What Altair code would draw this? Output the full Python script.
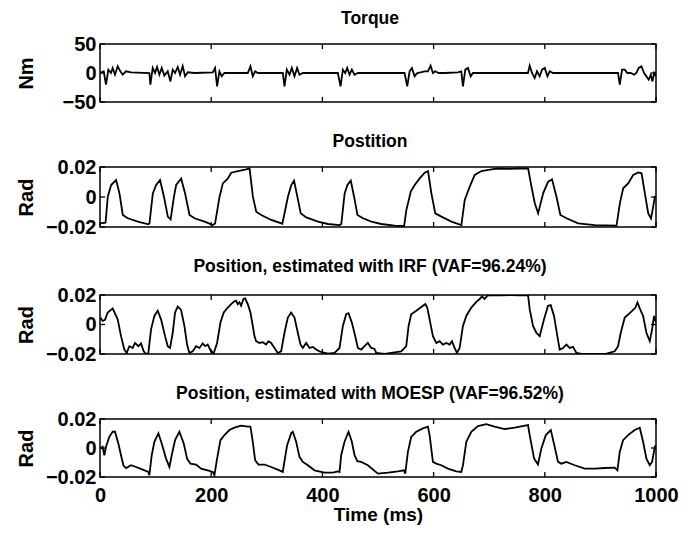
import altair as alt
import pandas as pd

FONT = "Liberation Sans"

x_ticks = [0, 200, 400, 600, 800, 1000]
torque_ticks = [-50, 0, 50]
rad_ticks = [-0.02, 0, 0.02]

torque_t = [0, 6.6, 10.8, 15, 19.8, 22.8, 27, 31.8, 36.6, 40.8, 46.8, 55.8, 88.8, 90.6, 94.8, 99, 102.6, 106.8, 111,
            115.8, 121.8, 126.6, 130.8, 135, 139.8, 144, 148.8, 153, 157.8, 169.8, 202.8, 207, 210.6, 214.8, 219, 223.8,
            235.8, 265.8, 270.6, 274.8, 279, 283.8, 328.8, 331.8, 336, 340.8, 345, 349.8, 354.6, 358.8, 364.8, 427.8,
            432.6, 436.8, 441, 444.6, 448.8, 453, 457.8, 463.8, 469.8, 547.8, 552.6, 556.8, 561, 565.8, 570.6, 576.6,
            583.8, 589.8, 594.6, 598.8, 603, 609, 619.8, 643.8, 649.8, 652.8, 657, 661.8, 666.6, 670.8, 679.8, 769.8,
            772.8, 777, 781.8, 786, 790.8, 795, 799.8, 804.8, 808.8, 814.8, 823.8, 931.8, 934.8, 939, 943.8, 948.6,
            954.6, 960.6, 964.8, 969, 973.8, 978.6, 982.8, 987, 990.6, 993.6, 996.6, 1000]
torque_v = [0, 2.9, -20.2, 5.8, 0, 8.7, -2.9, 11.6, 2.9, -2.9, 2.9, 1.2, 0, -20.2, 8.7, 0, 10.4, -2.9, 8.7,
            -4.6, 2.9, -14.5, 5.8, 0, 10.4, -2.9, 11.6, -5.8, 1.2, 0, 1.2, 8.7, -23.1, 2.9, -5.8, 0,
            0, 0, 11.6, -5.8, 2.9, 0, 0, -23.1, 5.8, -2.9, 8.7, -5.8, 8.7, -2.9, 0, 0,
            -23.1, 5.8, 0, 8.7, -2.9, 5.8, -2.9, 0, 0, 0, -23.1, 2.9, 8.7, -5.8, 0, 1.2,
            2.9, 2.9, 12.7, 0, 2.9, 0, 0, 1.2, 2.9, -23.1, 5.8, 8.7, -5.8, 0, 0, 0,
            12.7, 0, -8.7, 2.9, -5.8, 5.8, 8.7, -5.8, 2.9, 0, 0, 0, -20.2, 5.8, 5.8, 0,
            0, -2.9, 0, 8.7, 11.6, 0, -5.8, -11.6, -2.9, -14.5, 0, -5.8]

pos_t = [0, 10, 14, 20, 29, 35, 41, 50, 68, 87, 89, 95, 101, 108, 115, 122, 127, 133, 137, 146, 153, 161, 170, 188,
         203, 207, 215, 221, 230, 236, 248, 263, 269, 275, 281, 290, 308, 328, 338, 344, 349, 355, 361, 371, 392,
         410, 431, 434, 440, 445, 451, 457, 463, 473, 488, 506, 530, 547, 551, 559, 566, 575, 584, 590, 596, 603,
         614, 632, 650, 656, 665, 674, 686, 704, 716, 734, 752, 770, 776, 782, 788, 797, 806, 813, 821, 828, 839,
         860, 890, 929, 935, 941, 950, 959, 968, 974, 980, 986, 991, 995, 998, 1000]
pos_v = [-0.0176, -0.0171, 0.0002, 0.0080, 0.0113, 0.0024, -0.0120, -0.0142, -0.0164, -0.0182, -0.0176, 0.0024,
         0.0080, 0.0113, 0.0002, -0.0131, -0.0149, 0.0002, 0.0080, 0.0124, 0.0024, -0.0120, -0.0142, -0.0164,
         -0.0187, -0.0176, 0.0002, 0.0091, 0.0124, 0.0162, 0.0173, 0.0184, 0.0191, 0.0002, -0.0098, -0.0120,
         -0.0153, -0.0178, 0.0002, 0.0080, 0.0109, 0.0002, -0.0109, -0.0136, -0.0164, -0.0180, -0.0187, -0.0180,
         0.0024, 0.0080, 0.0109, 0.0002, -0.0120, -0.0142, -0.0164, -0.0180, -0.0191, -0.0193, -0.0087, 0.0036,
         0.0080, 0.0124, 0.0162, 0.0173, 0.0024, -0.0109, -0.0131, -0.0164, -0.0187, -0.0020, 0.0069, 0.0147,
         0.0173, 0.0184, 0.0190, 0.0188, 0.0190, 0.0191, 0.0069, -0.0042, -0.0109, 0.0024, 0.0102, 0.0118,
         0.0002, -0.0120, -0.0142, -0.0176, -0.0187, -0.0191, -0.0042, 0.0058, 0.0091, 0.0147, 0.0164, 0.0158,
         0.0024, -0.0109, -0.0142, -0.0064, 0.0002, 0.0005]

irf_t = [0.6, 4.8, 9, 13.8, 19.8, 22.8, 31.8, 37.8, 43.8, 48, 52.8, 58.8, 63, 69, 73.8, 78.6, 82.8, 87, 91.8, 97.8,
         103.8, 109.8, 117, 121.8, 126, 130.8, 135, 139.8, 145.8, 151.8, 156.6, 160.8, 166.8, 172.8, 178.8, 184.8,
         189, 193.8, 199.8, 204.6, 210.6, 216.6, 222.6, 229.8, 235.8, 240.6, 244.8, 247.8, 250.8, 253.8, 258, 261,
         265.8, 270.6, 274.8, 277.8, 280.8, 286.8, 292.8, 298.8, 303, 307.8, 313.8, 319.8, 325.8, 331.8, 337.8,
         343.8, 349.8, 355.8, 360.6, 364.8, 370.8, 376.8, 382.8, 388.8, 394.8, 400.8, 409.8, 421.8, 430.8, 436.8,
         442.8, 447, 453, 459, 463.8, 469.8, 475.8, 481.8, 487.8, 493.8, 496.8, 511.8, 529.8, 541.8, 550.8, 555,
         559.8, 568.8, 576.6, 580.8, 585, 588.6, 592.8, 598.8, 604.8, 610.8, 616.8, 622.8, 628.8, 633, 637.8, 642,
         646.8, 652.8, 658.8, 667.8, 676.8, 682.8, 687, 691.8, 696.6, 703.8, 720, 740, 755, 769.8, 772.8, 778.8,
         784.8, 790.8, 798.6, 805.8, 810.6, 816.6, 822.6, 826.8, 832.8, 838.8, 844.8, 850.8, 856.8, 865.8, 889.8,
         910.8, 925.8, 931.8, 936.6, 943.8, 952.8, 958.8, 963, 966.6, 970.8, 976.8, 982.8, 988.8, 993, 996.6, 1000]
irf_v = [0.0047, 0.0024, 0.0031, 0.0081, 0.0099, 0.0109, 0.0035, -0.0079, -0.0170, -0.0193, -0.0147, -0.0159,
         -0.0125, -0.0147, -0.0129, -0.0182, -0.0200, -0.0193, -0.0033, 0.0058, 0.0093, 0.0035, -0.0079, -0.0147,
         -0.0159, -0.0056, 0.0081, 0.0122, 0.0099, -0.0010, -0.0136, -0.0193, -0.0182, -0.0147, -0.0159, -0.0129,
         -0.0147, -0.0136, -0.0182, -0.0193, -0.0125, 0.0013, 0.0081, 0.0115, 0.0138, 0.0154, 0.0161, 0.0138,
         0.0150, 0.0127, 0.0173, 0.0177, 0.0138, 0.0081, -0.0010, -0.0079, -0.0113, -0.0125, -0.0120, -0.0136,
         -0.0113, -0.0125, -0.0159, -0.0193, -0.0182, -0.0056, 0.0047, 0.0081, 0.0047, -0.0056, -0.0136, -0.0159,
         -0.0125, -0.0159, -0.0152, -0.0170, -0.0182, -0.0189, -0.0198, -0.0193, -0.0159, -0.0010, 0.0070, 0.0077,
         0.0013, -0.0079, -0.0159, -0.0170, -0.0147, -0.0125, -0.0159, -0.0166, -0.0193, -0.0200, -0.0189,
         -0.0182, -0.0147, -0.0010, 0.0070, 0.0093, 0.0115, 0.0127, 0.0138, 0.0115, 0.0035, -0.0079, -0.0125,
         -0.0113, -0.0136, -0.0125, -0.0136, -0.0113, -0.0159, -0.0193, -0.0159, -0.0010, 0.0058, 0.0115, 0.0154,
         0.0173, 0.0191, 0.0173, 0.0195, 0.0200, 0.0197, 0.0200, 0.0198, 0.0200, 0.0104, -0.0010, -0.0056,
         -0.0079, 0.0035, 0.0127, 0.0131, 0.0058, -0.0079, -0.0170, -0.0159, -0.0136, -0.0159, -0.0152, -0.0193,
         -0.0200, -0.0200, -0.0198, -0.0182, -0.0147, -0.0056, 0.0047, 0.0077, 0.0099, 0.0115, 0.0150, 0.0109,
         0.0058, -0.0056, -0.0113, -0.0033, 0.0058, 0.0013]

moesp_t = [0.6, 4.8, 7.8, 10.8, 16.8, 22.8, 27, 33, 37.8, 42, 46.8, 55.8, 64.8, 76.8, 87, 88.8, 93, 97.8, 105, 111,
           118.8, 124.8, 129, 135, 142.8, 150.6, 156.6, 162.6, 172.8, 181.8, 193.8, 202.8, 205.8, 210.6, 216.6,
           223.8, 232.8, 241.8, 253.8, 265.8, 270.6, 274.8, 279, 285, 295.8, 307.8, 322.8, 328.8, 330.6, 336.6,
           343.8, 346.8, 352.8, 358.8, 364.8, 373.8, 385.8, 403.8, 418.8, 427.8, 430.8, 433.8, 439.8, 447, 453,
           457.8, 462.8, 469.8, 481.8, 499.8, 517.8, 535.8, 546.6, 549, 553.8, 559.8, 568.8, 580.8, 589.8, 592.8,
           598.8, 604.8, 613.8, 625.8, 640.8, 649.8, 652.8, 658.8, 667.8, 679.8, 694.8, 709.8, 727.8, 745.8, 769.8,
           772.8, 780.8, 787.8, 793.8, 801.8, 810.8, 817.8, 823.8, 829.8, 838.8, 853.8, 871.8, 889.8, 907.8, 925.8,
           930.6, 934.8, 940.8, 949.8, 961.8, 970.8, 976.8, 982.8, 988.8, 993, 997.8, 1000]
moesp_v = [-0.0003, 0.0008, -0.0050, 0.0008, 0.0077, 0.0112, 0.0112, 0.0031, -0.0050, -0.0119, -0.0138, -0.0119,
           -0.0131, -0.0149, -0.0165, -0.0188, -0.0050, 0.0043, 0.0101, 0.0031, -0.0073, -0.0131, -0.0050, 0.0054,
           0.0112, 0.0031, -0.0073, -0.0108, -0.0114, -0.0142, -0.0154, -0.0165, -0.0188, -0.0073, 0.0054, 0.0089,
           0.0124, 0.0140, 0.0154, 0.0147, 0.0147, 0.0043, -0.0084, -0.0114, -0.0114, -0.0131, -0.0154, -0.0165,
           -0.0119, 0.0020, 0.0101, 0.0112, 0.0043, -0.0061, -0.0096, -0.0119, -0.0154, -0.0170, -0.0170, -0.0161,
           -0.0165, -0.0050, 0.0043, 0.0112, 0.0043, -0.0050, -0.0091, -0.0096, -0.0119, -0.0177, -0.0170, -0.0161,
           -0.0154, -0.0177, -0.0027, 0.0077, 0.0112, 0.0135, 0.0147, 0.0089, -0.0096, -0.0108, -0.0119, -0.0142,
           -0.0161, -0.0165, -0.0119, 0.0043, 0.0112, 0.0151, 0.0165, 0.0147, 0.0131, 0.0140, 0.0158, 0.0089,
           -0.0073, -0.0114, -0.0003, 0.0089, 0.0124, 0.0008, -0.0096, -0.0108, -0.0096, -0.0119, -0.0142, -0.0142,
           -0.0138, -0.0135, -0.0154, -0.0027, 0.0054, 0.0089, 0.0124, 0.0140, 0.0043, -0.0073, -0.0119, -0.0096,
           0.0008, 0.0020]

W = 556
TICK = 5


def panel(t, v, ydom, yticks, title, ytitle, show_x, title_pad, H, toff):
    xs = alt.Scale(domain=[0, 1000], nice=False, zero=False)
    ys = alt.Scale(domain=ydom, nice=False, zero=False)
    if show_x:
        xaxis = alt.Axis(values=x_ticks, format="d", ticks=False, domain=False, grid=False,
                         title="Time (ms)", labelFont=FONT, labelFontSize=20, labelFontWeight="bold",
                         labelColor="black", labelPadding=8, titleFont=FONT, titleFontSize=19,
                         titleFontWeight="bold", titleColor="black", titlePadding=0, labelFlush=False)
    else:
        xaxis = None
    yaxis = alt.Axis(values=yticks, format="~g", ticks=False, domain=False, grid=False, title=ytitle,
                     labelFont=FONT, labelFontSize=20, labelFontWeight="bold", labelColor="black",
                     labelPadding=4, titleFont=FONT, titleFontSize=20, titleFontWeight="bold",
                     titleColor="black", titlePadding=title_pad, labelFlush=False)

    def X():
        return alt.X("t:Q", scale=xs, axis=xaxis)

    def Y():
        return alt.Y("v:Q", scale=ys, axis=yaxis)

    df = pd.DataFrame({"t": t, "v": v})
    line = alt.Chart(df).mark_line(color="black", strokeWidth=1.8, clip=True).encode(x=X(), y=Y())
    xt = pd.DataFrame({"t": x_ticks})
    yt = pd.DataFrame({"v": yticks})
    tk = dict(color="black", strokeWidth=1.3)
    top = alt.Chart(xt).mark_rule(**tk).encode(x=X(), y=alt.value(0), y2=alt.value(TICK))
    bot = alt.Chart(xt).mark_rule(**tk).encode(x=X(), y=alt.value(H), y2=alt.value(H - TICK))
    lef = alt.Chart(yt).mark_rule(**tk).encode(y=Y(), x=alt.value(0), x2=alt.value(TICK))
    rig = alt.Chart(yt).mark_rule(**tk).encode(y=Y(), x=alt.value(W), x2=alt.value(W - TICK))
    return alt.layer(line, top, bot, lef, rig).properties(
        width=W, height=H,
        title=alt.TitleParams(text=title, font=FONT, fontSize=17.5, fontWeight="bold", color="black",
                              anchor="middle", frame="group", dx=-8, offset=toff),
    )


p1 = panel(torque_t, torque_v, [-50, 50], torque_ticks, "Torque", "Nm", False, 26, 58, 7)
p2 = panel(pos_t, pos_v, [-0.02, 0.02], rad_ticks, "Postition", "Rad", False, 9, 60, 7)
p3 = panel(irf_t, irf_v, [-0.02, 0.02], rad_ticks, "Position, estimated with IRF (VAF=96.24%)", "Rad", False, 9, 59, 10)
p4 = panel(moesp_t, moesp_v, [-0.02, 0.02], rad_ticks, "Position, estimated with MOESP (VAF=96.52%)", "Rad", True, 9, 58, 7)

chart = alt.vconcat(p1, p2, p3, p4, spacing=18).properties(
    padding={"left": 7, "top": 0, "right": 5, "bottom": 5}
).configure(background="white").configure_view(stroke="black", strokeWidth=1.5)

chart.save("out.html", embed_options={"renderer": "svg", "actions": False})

THE TASK: Starting at the top of the listing above, reproduce each line up to and including the one with "rad_ticks = [-0.02, 0, 0.02]"; omit the pictures.

RESPONSE TO THIS EXERCISE:
What Altair code would draw this? Output the full Python script.
import altair as alt
import pandas as pd

FONT = "Liberation Sans"

x_ticks = [0, 200, 400, 600, 800, 1000]
torque_ticks = [-50, 0, 50]
rad_ticks = [-0.02, 0, 0.02]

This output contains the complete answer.